WHAT YOU ARE ASKED TO DO> Would you transcribe all of the data exactly, down to the last character?

━━ DATASET EXTRACT

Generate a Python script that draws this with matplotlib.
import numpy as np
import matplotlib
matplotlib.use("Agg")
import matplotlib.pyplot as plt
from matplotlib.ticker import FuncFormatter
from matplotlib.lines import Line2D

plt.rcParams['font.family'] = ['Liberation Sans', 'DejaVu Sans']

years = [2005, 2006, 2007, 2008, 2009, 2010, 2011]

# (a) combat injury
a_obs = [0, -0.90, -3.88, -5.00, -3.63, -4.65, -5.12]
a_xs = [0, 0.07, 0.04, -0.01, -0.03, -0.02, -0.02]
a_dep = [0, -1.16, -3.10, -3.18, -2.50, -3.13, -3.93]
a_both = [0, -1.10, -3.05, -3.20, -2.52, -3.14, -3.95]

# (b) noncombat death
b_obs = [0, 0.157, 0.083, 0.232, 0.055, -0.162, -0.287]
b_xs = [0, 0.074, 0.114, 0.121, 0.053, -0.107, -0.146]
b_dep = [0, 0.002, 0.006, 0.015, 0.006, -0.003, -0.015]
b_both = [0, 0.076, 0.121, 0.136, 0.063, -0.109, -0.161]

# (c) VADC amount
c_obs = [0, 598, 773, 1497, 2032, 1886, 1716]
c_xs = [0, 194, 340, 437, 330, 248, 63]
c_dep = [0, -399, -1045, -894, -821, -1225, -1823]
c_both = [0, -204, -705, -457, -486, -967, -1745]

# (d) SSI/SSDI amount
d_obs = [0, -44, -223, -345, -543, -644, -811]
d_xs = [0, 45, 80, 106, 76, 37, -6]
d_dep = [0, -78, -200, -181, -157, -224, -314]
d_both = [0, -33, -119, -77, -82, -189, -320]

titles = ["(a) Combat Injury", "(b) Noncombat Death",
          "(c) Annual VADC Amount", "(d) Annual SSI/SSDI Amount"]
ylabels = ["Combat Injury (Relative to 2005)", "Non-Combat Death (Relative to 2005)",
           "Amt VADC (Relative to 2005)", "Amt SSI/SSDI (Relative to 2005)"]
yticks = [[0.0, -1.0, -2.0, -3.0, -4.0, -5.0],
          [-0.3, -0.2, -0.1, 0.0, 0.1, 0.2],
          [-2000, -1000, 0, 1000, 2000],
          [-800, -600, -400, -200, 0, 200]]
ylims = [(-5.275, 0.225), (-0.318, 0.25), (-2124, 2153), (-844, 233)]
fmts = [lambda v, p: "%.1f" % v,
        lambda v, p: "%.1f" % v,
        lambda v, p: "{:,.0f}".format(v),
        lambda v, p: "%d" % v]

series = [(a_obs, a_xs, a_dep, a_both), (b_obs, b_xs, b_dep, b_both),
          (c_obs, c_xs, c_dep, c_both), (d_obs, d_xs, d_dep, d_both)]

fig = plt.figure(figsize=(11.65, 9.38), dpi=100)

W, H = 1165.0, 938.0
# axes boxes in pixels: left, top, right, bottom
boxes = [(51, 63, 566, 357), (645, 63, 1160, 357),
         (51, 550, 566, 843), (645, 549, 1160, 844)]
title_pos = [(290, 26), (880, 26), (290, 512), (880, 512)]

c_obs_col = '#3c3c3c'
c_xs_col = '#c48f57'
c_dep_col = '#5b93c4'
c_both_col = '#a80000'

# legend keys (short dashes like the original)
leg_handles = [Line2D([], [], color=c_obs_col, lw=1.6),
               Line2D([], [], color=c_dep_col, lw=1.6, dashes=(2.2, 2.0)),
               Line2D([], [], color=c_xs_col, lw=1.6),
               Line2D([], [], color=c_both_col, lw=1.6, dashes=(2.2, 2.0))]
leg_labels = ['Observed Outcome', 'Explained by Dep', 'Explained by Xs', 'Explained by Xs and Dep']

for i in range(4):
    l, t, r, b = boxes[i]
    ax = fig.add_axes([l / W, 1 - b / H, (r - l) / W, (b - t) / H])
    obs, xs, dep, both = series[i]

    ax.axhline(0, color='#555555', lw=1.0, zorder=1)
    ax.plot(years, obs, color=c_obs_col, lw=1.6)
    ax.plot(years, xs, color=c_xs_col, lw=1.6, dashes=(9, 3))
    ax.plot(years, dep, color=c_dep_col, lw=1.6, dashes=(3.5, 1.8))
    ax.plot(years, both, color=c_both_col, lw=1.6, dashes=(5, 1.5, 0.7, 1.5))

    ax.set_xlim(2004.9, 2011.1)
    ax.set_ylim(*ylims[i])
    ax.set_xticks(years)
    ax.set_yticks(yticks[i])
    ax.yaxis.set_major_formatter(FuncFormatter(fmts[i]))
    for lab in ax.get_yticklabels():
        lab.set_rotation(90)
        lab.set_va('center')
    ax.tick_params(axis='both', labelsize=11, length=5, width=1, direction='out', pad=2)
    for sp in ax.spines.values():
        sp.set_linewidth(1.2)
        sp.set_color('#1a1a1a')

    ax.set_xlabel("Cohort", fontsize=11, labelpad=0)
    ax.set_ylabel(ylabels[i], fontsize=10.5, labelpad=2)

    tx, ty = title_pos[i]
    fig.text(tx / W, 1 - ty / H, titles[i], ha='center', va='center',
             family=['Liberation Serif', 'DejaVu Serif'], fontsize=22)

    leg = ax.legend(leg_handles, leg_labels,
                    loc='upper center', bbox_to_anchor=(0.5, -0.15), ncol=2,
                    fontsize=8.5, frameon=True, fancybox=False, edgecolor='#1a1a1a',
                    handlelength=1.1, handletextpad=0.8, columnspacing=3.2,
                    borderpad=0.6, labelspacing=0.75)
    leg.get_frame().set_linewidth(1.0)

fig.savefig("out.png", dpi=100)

━━━━

REPLY>
Generate a Python script that draws this with matplotlib.
import numpy as np
import matplotlib
matplotlib.use("Agg")
import matplotlib.pyplot as plt
from matplotlib.ticker import FuncFormatter
from matplotlib.lines import Line2D

plt.rcParams['font.family'] = ['Liberation Sans', 'DejaVu Sans']

years = [2005, 2006, 2007, 2008, 2009, 2010, 2011]

# (a) combat injury
a_obs = [0, -0.90, -3.88, -5.00, -3.63, -4.65, -5.12]
a_xs = [0, 0.07, 0.04, -0.01, -0.03, -0.02, -0.02]
a_dep = [0, -1.16, -3.10, -3.18, -2.50, -3.13, -3.93]
a_both = [0, -1.10, -3.05, -3.20, -2.52, -3.14, -3.95]

# (b) noncombat death
b_obs = [0, 0.157, 0.083, 0.232, 0.055, -0.162, -0.287]
b_xs = [0, 0.074, 0.114, 0.121, 0.053, -0.107, -0.146]
b_dep = [0, 0.002, 0.006, 0.015, 0.006, -0.003, -0.015]
b_both = [0, 0.076, 0.121, 0.136, 0.063, -0.109, -0.161]

# (c) VADC amount
c_obs = [0, 598, 773, 1497, 2032, 1886, 1716]
c_xs = [0, 194, 340, 437, 330, 248, 63]
c_dep = [0, -399, -1045, -894, -821, -1225, -1823]
c_both = [0, -204, -705, -457, -486, -967, -1745]

# (d) SSI/SSDI amount
d_obs = [0, -44, -223, -345, -543, -644, -811]
d_xs = [0, 45, 80, 106, 76, 37, -6]
d_dep = [0, -78, -200, -181, -157, -224, -314]
d_both = [0, -33, -119, -77, -82, -189, -320]

titles = ["(a) Combat Injury", "(b) Noncombat Death",
          "(c) Annual VADC Amount", "(d) Annual SSI/SSDI Amount"]
ylabels = ["Combat Injury (Relative to 2005)", "Non-Combat Death (Relative to 2005)",
           "Amt VADC (Relative to 2005)", "Amt SSI/SSDI (Relative to 2005)"]
yticks = [[0.0, -1.0, -2.0, -3.0, -4.0, -5.0],
          [-0.3, -0.2, -0.1, 0.0, 0.1, 0.2],
          [-2000, -1000, 0, 1000, 2000],
          [-800, -600, -400, -200, 0, 200]]
ylims = [(-5.275, 0.225), (-0.318, 0.25), (-2124, 2153), (-844, 233)]
fmts = [lambda v, p: "%.1f" % v,
        lambda v, p: "%.1f" % v,
        lambda v, p: "{:,.0f}".format(v),
        lambda v, p: "%d" % v]

series = [(a_obs, a_xs, a_dep, a_both), (b_obs, b_xs, b_dep, b_both),
          (c_obs, c_xs, c_dep, c_both), (d_obs, d_xs, d_dep, d_both)]

fig = plt.figure(figsize=(11.65, 9.38), dpi=100)

W, H = 1165.0, 938.0
# axes boxes in pixels: left, top, right, bottom
boxes = [(51, 63, 566, 357), (645, 63, 1160, 357),
         (51, 550, 566, 843), (645, 549, 1160, 844)]
title_pos = [(290, 26), (880, 26), (290, 512), (880, 512)]

c_obs_col = '#3c3c3c'
c_xs_col = '#c48f57'
c_dep_col = '#5b93c4'
c_both_col = '#a80000'

# legend keys (short dashes like the original)
leg_handles = [Line2D([], [], color=c_obs_col, lw=1.6),
               Line2D([], [], color=c_dep_col, lw=1.6, dashes=(2.2, 2.0)),
               Line2D([], [], color=c_xs_col, lw=1.6),
               Line2D([], [], color=c_both_col, lw=1.6, dashes=(2.2, 2.0))]
leg_labels = ['Observed Outcome', 'Explained by Dep', 'Explained by Xs', 'Explained by Xs and Dep']

for i in range(4):
    l, t, r, b = boxes[i]
    ax = fig.add_axes([l / W, 1 - b / H, (r - l) / W, (b - t) / H])
    obs, xs, dep, both = series[i]

    ax.axhline(0, color='#555555', lw=1.0, zorder=1)
    ax.plot(years, obs, color=c_obs_col, lw=1.6)
    ax.plot(years, xs, color=c_xs_col, lw=1.6, dashes=(9, 3))
    ax.plot(years, dep, color=c_dep_col, lw=1.6, dashes=(3.5, 1.8))
    ax.plot(years, both, color=c_both_col, lw=1.6, dashes=(5, 1.5, 0.7, 1.5))

    ax.set_xlim(2004.9, 2011.1)
    ax.set_ylim(*ylims[i])
    ax.set_xticks(years)
    ax.set_yticks(yticks[i])
    ax.yaxis.set_major_formatter(FuncFormatter(fmts[i]))
    for lab in ax.get_yticklabels():
        lab.set_rotation(90)
        lab.set_va('center')
    ax.tick_params(axis='both', labelsize=11, length=5, width=1, direction='out', pad=2)
    for sp in ax.spines.values():
        sp.set_linewidth(1.2)
        sp.set_color('#1a1a1a')

    ax.set_xlabel("Cohort", fontsize=11, labelpad=0)
    ax.set_ylabel(ylabels[i], fontsize=10.5, labelpad=2)

    tx, ty = title_pos[i]
    fig.text(tx / W, 1 - ty / H, titles[i], ha='center', va='center',
             family=['Liberation Serif', 'DejaVu Serif'], fontsize=22)

    leg = ax.legend(leg_handles, leg_labels,
                    loc='upper center', bbox_to_anchor=(0.5, -0.15), ncol=2,
                    fontsize=8.5, frameon=True, fancybox=False, edgecolor='#1a1a1a',
                    handlelength=1.1, handletextpad=0.8, columnspacing=3.2,
                    borderpad=0.6, labelspacing=0.75)
    leg.get_frame().set_linewidth(1.0)

fig.savefig("out.png", dpi=100)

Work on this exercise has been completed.